When parents have time to sit down for play with their child, Shirkey and Runge recommend meeting them at their eye level.
“Even if you’re talking to them, rather than (standing above them), kneel down or sit on the floor,” Runge said. “It just makes things more personal. It helps make stronger connections.”
“That connection shows respect,” added Shirkey.
GIVE AND TAKE
An important part of communication is give and take, the listening and sharing of information. An early model for this, explain Shirkey and Runge, are how children pass toys back and forth in mutual play.
In other words, playing catch or zooming cars back between each other is actually part of language development.
Shirkey explained how getting preschoolers to engage in reciprocal play is an important early skill for language development. “That give and take of communication kind of starts with pushing a ball back and forth or a car back and forth.
“It’s speech,” she added, “because I’m giving you the truck and you’re giving me the truck.

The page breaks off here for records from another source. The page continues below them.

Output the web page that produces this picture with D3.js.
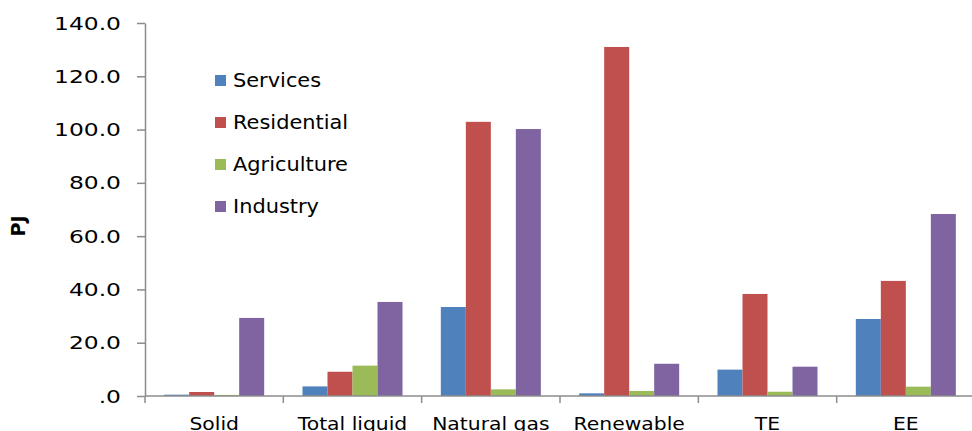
<!DOCTYPE html>
<html><head><meta charset="utf-8">
<script src="https://cdn.jsdelivr.net/npm/d3@7/dist/d3.min.js"></script>
<style>body{margin:0;background:#fff}svg{display:block}text{font-family:"DejaVu Sans",Verdana,sans-serif;fill:#000}</style>
</head><body><svg id="c" width="972" height="431"></svg>
<script>
const categories = ["Solid","Total liquid","Natural gas","Renewable","TE","EE"];
const seriesNames = ["Services","Residential","Agriculture","Industry"];
const services    = [0.5, 3.6, 33.4, 1.0, 9.9, 28.9];
const residential = [1.5, 9.1, 102.9, 131.0, 38.3, 43.2];
const agriculture = [0.4, 11.4, 2.5, 1.9, 1.6, 3.5];
const industry    = [29.3, 35.3, 100.2, 12.1, 11.0, 68.3];
const yTicks = [0,20,40,60,80,100,120,140];
const colors = ["#4F81BD","#C0504D","#9BBB59","#8064A2"];
const series = [services, residential, agriculture, industry];

const svg = d3.select("#c");
const L = 145, R = 975, T = 23, B = 396;
const x0 = d3.scaleBand().domain(categories).range([L,R]).paddingInner(0.277).paddingOuter(0.1385);
const x1 = d3.scaleBand().domain(seriesNames).range([0,x0.bandwidth()]);
const y = d3.scaleLinear().domain([0,140]).range([B,T]);
const axisColor = "#8c8c8c";

// bars
categories.forEach((c,i)=>{
  const g = svg.append("g").attr("transform",`translate(${x0(c)},0)`);
  seriesNames.forEach((s,j)=>{
    g.append("rect").attr("x",x1(s)).attr("width",x1.bandwidth())
      .attr("y",y(series[j][i])).attr("height",B-y(series[j][i]))
      .attr("fill",colors[j]);
  });
});

// y axis
const fmt = v => { const s = d3.format(".1f")(v); return s.startsWith("0.") ? s.slice(1) : s; };
const ya = svg.append("g").attr("transform",`translate(${L},0)`)
  .call(d3.axisLeft(y).tickValues(yTicks).tickSize(8).tickSizeOuter(0).tickFormat(fmt));
ya.select(".domain").attr("stroke",axisColor).attr("stroke-width",1.5);
ya.selectAll(".tick line").attr("stroke",axisColor).attr("stroke-width",1.5);
ya.selectAll(".tick text").each(function(){
  const t = d3.select(this);
  t.attr("x",null).attr("dy",null).attr("font-size",18).attr("text-anchor","end")
   .attr("dominant-baseline","central")
   .attr("transform","translate(-24,0) scale(1.3,1)");
});

// x axis
const xa = svg.append("g").attr("transform",`translate(0,${B})`);
xa.append("line").attr("x1",L).attr("x2",R).attr("stroke",axisColor).attr("stroke-width",1.5);
const bounds = categories.map(c=>x0(c)-x0.step()*x0.paddingInner()/2);
bounds.forEach(bx=>{
  xa.append("line").attr("x1",bx).attr("x2",bx).attr("y1",0).attr("y2",7).attr("stroke",axisColor).attr("stroke-width",1.5);
});
categories.forEach(c=>{
  xa.append("text").attr("transform",`translate(${x0(c)+x0.bandwidth()/2},34) scale(1.13,1)`)
    .attr("text-anchor","middle").attr("font-size",18).text(c);
});

// y label
svg.append("text").attr("transform","translate(25,226) rotate(-90)")
  .attr("text-anchor","middle").attr("font-size",19).attr("font-weight","bold").text("PJ");

// legend
seriesNames.forEach((s,j)=>{
  const gy = 80.5 + j*42;
  svg.append("rect").attr("x",215).attr("y",gy-5.5).attr("width",11).attr("height",11).attr("fill",colors[j]);
  svg.append("text").attr("transform",`translate(233,${gy+6.5}) scale(1.1,1)`)
    .attr("font-size",19).text(s);
});
</script></body></html>
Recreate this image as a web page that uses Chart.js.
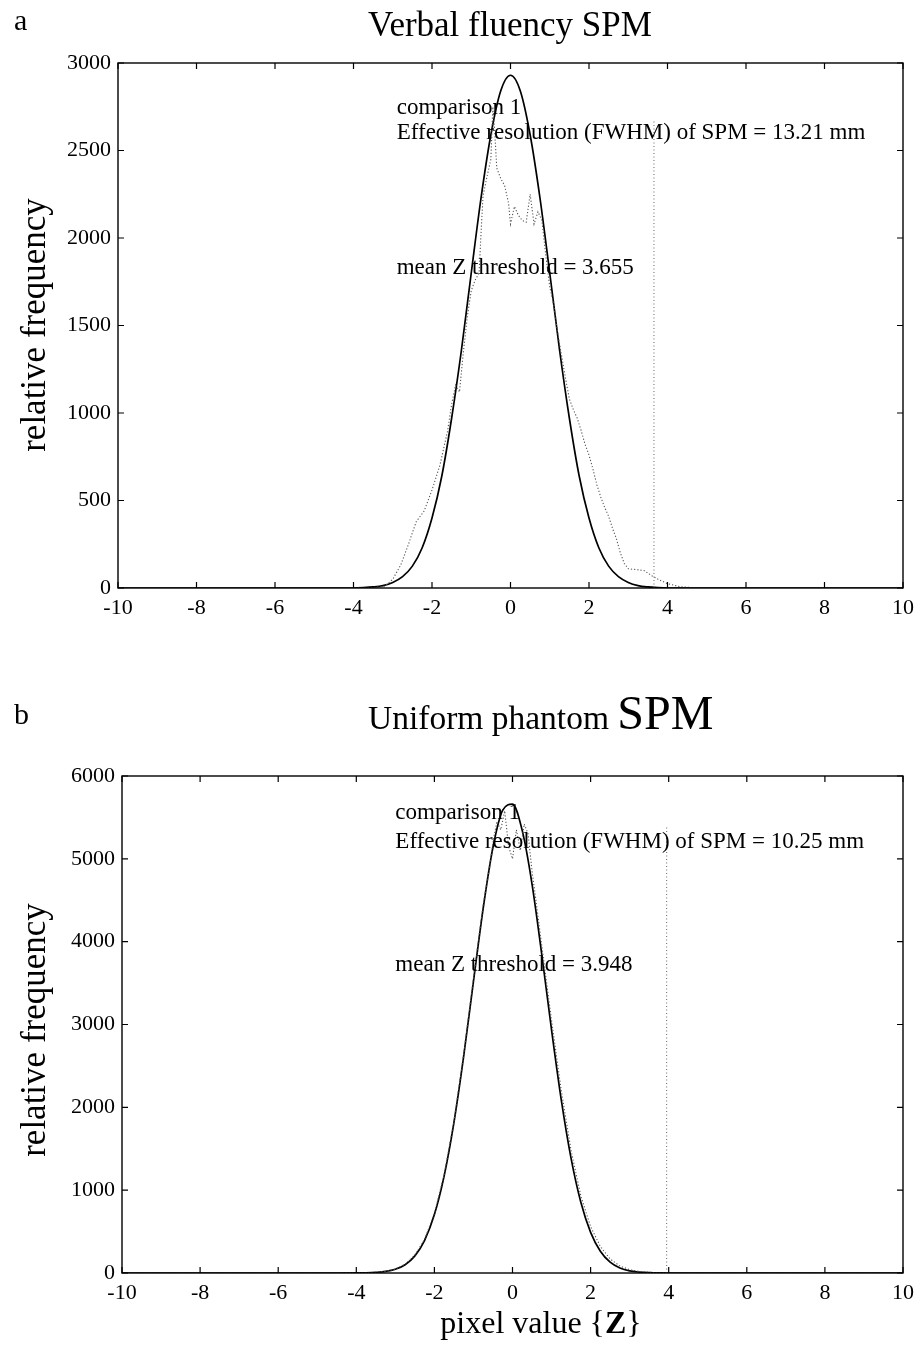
<!DOCTYPE html>
<html>
<head>
<meta charset="utf-8">
<script src="https://cdn.jsdelivr.net/npm/chart.js@4.4.1/dist/chart.umd.min.js"></script>
<style>
  body { margin: 0; background: #fff; }
  #page { position: relative; width: 921px; height: 1359px; background: #fff; font-family: "Liberation Serif", "DejaVu Serif", serif; color: #000; }
  canvas { position: absolute; left: 0; }
  .txt { position: absolute; white-space: nowrap; line-height: 1; }
  .ytitle { transform: translate(-50%, -50%) rotate(-90deg); font-size: 35px; }
</style>
</head>
<body>
<div id="page">
  <canvas id="chartA" width="921" height="640" style="top:0;width:921px;height:640px"></canvas>
  <canvas id="chartB" width="921" height="719" style="top:640px;width:921px;height:719px"></canvas>

  <div class="txt" style="left:14px;top:5px;font-size:30px">a</div>
  <div class="txt" style="left:368px;top:7px;font-size:35px">Verbal fluency SPM</div>
  <div class="txt ytitle" style="left:33px;top:325px">relative frequency</div>

  <div class="txt" style="left:14px;top:699px;font-size:30px">b</div>
  <div class="txt" style="left:368px;top:689px;font-size:33.5px">Uniform phantom <span style="font-size:48px">SPM</span></div>
  <div class="txt ytitle" style="left:33px;top:1030px">relative frequency</div>

  <div class="txt" style="left:541px;top:1322px;font-size:32px;transform:translate(-50%,-50%)">pixel value {<b>Z</b>}</div>
</div>
<script>
// x ticks shared by both panels
const zTicks = [-10, -8, -6, -4, -2, 0, 2, 4, 6, 8, 10];

// ---- panel a : verbal fluency ----
const fitAZ = [-10, -4.5, -4, -3.75, -3.5, -3.25, -3, -2.75, -2.5, -2.25, -2, -1.75, -1.5, -1.25, -1, -0.75, -0.5, -0.25, 0,
               0.25, 0.5, 0.75, 1, 1.25, 1.5, 1.75, 2, 2.25, 2.5, 2.75, 3, 3.25, 3.5, 3.75, 4, 4.5, 10];
const fitAFreq = [0, 0, 0, 2, 6, 14, 32, 65, 125, 230, 400, 640, 970, 1360, 1800, 2230, 2590, 2840, 2930,
                  2840, 2590, 2230, 1800, 1360, 970, 640, 400, 230, 125, 65, 32, 14, 6, 2, 0, 0, 0];

const histAZ = [-10, -4.5, -3.5, -3.2, -3.0, -2.8, -2.6, -2.4, -2.2, -2.0, -1.8, -1.6, -1.5, -1.4, -1.3, -1.2, -1.1, -1.0,
                -0.9, -0.8, -0.75, -0.7, -0.6, -0.5, -0.45, -0.4, -0.35, -0.25, -0.15, -0.05, 0, 0.1, 0.2, 0.3, 0.4,
                0.5, 0.6, 0.7, 0.8, 0.9, 1.0, 1.1, 1.2, 1.3, 1.4, 1.5, 1.6, 1.7, 1.8, 1.9, 2.0, 2.1, 2.2, 2.3, 2.4,
                2.5, 2.6, 2.7, 2.8, 2.9, 3.0, 3.2, 3.4, 3.6, 3.8, 4.0, 4.3, 4.8, 10];
const histAFreq = [0, 0, 2, 10, 50, 130, 250, 380, 440, 560, 700, 900, 1050, 1160, 1120, 1350, 1550, 1700,
                   1760, 1800, 2030, 2240, 2350, 2450, 2750, 2600, 2400, 2340, 2300, 2200, 2080, 2180, 2130, 2100, 2090,
                   2250, 2080, 2150, 2100, 1900, 1720, 1620, 1460, 1330, 1200, 1080, 1020, 970, 900, 820, 760, 680, 590, 520, 460,
                   410, 340, 280, 200, 140, 110, 105, 100, 70, 45, 25, 8, 0, 0];

const threshAZ = [3.655, 3.655];
const threshAFreq = [0, 2670];

// ---- panel b : uniform phantom ----
const fitBZ = [-10, -4.5, -4, -3.75, -3.5, -3.25, -3, -2.75, -2.5, -2.25, -2, -1.75, -1.5, -1.25, -1, -0.75, -0.5, -0.25, 0,
               0.25, 0.5, 0.75, 1, 1.25, 1.5, 1.75, 2, 2.25, 2.5, 2.75, 3, 3.25, 3.5, 3.75, 4, 4.5, 10];
const fitBFreq = [0, 0, 1, 3, 8, 19, 45, 100, 207, 395, 705, 1172, 1815, 2617, 3519, 4406, 5140, 5587, 5660,
                  5340, 4696, 3845, 2935, 2087, 1383, 854, 491, 263, 131, 61, 26, 11, 4, 1, 0, 0, 0];

const histBZ = [-10, -4.5, -4, -3.75, -3.5, -3.25, -3, -2.75, -2.5, -2.25, -2, -1.75, -1.5, -1.25, -1, -0.75, -0.6, -0.5,
                -0.4, -0.3, -0.2, -0.1, 0, 0.1, 0.2, 0.3, 0.4, 0.5, 0.6, 0.75, 1, 1.25, 1.5, 1.75, 2, 2.25, 2.5, 2.75,
                3, 3.25, 3.5, 3.75, 4, 4.5, 10];
const histBFreq = [0, 0, 2, 4, 9, 20, 48, 105, 215, 410, 720, 1190, 1830, 2640, 3560, 4450, 4850, 5200,
                   5450, 5350, 5580, 5150, 5000, 5350, 5100, 5420, 5300, 4850, 4500, 3950, 3050, 2200, 1480, 930, 560, 320, 170, 85,
                   40, 18, 8, 3, 1, 0, 0];

const threshBZ = [3.948, 3.948];
const threshBFreq = [0, 5400];

// in-plot notes
const notesA = [
  { text: 'comparison 1', z: -2.9, f: 2743 },
  { text: 'Effective resolution (FWHM) of SPM = 13.21 mm', z: -2.9, f: 2600 },
  { text: 'mean Z threshold = 3.655', z: -2.9, f: 1829 }
];
const notesB = [
  { text: 'comparison 1', z: -3.0, f: 5555 },
  { text: 'Effective resolution (FWHM) of SPM = 10.25 mm', z: -3.0, f: 5205 },
  { text: 'mean Z threshold = 3.948', z: -3.0, f: 3720 }
];

const serif = '"Liberation Serif", "DejaVu Serif", serif';

function pts(xs, ys) {
    return xs.map((v, i) => ({ x: v, y: ys[i] }));
}

// box, inward ticks on all four sides, and the text notes
const frame = {
    id: 'frame',
    afterDraw(chart, args, opts) {
        const { ctx, chartArea: a, scales: { x, y } } = chart;
        ctx.save();
        ctx.strokeStyle = '#000';
        ctx.lineWidth = 1.4;
        ctx.strokeRect(a.left, a.top, a.width, a.height);
        ctx.lineWidth = 1.2;
        ctx.beginPath();
        x.ticks.forEach(t => {
            const p = x.getPixelForValue(t.value);
            ctx.moveTo(p, a.bottom); ctx.lineTo(p, a.bottom - 6);
            ctx.moveTo(p, a.top); ctx.lineTo(p, a.top + 6);
        });
        y.ticks.forEach(t => {
            const p = y.getPixelForValue(t.value);
            ctx.moveTo(a.left, p); ctx.lineTo(a.left + 6, p);
            ctx.moveTo(a.right, p); ctx.lineTo(a.right - 6, p);
        });
        ctx.stroke();
        ctx.fillStyle = '#000';
        ctx.font = '23px ' + serif;
        ctx.textBaseline = 'middle';
        ctx.textAlign = 'left';
        opts.notes.forEach(n => {
            ctx.fillText(n.text, x.getPixelForValue(n.z), y.getPixelForValue(n.f));
        });
        ctx.restore();
    }
};

function makePanel(id, fit, hist, thresh, yMax, yStep, notes, pad, yWidth, xHeight) {
    return new Chart(document.getElementById(id), {
        type: 'scatter',
        data: {
            datasets: [
                {
                    data: hist,
                    showLine: true,
                    borderColor: '#555',
                    borderWidth: 1.1,
                    borderDash: [1.2, 2],
                    pointRadius: 0,
                    tension: 0
                },
                {
                    data: thresh,
                    showLine: true,
                    borderColor: '#666',
                    borderWidth: 1,
                    borderDash: [1, 2.5],
                    pointRadius: 0
                },
                {
                    data: fit,
                    showLine: true,
                    borderColor: '#000',
                    borderWidth: 1.7,
                    pointRadius: 0,
                    cubicInterpolationMode: 'monotone'
                }
            ]
        },
        options: {
            responsive: false,
            animation: false,
            layout: { padding: pad },
            plugins: {
                legend: { display: false },
                tooltip: { enabled: false },
                frame: { notes: notes }
            },
            scales: {
                x: {
                    type: 'linear',
                    min: -10,
                    max: 10,
                    afterBuildTicks: s => { s.ticks = zTicks.map(v => ({ value: v })); },
                    afterFit: s => { s.height = xHeight; },
                    grid: { display: false, drawTicks: false },
                    border: { display: false },
                    ticks: { color: '#000', padding: 7, font: { family: serif, size: 22 } }
                },
                y: {
                    min: 0,
                    max: yMax,
                    afterFit: s => { s.width = yWidth; },
                    grid: { display: false, drawTicks: false },
                    border: { display: false },
                    ticks: {
                        stepSize: yStep,
                        color: '#000',
                        padding: 7,
                        font: { family: serif, size: 22 },
                        callback: v => String(v)
                    }
                }
            }
        },
        plugins: [frame]
    });
}

makePanel('chartA', pts(fitAZ, fitAFreq), pts(histAZ, histAFreq), pts(threshAZ, threshAFreq),
          3000, 500, notesA, { top: 63, right: 17, left: 0, bottom: 0 }, 118, 52);
makePanel('chartB', pts(fitBZ, fitBFreq), pts(histBZ, histBFreq), pts(threshBZ, threshBFreq),
          6000, 1000, notesB, { top: 136, right: 13, left: 0, bottom: 0 }, 122, 86);
</script>
</body>
</html>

When we communicate, I give you my words and you respond with your words. And sometimes I give them back.”
As children grow older, reciprocal play grows more complex. Children build social rules and follow patterns of play and communication to facilitate friendship.
But parents hoping to work on the early building blocks of this important aspect of development can start by simply rolling or tossing a ball to their child and holding out their hands for them to give it back.
BE OK WITH BEING SILLY
Finally, both Runge and Shirkey recommend adults not be afraid to be silly when playing with their children.
“I can’t tell you the number of things I’ve had on my head,” Shirkey laughed. Cars, spiders, shoes all go in odd places to teach under, inside, above and on.
“We learn all those kinds of things,” she said. “But it’s still play.”
Shirkey said they try to build absurdity and silliness into everything they do when working with children.
“A lot of times I’ll sing, ‘Row, row, row your boat gently down the stream. Merrily, merrily, merrily, life is full of ice cream.’”
The kids will laugh at the unexpected line. Shirkey follows with more questions: What’s your favorite flavor? How do you lick ice cream? Now, let’s make silly faces with our tongues!
“It just really opens up being silly and having fun,” she said. “You know, a lot of that being silly is weird rhymes or making up animal memes. We put the rhinoceros head on the elephant body, so now it’s a ‘rhinocerant.’”
These elements of rhyming and takings words apart, moving them around and putting them back together, they are all important for language and literacy development. But for the preschoolers Runge and Shirkey work with, it’s just fun.
“I think it just lends itself into that without really thinking about it,” Shirkey said.
Did you know?
Better Hearing and Speech Month was founded in 1927 the American Speech-Language-Hearing Association and takes places each May to raise awareness about related problems and interventions.
Speech and language disorders are one of the most common treatment services in schools, with more than 1 million students nationwide receiving therapy support each year.
In schools, speech language pathologists assist students in speech sounds, spoken/written language, fluency or stuttering, cognition challenges, social communication, problems with voice production, augmentative or alternative communication and feeding or swallowing disorders.
Parents with concerns about the need for therapy services for their child can speak with their family pediatrician for a referral or contact a speech therapist directly for questions about care.